PROVIDED DATA:
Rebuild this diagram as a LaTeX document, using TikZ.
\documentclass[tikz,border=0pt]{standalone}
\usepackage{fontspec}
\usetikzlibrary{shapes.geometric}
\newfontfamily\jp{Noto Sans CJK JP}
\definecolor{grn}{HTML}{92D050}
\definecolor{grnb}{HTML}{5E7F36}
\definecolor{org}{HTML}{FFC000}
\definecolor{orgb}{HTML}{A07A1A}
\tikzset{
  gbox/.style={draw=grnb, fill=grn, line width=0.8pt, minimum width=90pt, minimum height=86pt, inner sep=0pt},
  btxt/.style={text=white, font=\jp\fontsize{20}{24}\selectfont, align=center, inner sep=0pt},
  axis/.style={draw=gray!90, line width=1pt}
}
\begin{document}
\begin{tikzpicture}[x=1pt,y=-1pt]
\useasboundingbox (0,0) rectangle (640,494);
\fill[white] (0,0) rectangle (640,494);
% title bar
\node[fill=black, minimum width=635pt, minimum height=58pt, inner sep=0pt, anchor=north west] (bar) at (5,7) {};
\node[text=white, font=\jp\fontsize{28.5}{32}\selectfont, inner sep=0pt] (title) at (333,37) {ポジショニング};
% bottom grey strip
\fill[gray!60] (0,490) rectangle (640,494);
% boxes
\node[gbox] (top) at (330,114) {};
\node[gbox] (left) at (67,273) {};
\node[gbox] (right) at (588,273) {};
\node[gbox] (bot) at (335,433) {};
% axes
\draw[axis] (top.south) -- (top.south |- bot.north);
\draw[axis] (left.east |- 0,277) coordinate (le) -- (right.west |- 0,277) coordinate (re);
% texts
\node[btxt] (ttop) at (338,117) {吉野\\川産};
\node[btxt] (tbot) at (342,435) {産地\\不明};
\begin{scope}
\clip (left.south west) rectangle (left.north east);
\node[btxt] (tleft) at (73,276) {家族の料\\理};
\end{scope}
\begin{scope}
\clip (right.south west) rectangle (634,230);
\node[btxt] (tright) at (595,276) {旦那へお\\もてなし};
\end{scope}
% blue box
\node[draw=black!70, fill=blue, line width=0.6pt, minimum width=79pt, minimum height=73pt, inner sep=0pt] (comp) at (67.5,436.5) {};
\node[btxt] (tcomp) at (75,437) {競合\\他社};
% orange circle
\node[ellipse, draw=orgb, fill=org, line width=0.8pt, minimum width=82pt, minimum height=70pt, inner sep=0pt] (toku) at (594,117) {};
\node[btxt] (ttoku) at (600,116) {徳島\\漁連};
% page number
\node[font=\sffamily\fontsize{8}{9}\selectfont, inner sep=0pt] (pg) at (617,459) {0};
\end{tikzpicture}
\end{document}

==

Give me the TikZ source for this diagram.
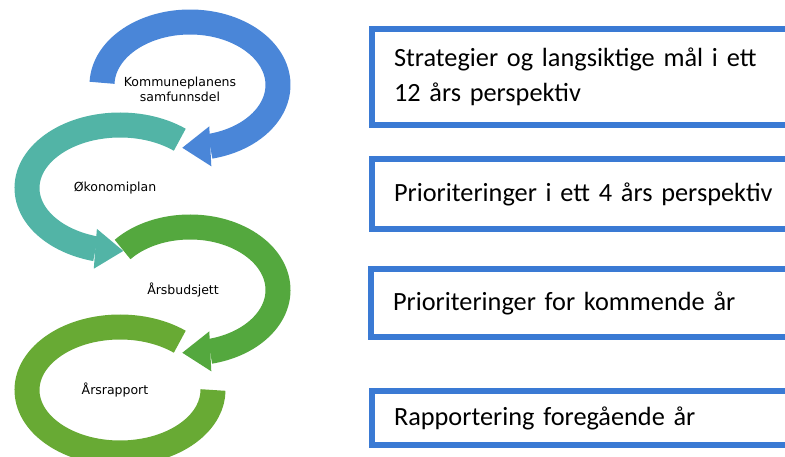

...

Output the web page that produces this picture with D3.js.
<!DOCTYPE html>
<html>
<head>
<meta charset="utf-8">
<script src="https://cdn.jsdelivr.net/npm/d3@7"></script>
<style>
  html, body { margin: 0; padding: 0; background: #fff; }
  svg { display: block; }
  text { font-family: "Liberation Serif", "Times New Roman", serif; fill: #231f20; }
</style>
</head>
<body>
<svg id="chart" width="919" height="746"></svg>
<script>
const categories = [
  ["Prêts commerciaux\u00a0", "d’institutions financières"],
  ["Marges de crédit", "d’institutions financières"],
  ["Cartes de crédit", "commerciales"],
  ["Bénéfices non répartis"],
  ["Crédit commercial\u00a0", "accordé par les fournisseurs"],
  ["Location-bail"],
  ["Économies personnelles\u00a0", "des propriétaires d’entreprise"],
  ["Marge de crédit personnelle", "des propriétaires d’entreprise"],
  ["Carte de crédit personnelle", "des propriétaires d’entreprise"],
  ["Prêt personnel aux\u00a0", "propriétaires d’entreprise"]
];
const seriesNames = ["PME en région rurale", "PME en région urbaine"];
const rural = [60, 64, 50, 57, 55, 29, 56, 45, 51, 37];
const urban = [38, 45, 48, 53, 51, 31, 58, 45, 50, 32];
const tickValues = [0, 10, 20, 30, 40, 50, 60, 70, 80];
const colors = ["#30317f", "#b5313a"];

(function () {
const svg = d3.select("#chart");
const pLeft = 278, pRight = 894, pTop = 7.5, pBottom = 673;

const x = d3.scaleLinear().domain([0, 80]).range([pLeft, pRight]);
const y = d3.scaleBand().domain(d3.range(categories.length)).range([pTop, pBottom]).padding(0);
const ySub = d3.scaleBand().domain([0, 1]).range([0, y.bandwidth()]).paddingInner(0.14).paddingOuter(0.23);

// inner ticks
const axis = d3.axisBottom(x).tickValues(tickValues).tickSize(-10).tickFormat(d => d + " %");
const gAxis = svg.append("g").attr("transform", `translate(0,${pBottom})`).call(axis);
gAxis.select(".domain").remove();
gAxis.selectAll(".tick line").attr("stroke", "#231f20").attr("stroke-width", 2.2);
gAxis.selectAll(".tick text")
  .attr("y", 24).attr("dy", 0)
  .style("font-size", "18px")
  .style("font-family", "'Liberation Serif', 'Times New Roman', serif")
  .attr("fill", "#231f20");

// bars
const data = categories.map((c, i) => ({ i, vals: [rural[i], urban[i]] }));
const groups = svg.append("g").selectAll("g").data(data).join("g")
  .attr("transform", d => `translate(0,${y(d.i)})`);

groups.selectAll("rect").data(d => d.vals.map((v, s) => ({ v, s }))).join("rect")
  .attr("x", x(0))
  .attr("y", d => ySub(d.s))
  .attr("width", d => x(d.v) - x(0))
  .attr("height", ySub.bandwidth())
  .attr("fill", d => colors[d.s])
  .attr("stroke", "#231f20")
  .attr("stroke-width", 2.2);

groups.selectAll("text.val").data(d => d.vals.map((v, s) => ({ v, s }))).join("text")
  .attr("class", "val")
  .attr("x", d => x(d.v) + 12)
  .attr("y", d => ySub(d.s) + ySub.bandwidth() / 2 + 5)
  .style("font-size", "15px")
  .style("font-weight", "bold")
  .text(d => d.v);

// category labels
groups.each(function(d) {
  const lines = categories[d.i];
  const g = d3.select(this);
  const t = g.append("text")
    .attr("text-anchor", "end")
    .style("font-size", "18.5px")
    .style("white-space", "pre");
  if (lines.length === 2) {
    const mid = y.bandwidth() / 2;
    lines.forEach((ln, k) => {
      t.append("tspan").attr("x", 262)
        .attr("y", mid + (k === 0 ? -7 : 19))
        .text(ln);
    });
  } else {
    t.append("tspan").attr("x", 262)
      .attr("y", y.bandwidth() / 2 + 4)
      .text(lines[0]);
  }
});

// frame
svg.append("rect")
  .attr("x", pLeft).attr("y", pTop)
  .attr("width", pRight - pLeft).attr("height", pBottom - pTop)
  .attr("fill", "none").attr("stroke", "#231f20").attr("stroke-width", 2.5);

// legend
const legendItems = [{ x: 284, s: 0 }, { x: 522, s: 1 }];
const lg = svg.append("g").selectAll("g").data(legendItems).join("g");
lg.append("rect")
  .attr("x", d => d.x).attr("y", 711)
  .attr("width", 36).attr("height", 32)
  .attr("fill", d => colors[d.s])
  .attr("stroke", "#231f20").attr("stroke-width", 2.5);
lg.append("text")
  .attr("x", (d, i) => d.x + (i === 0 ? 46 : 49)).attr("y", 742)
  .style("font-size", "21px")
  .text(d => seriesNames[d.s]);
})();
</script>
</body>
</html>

TO DO:
Each line above that includes "this" counts once; state the total and nothing more.

SOLUTION:
4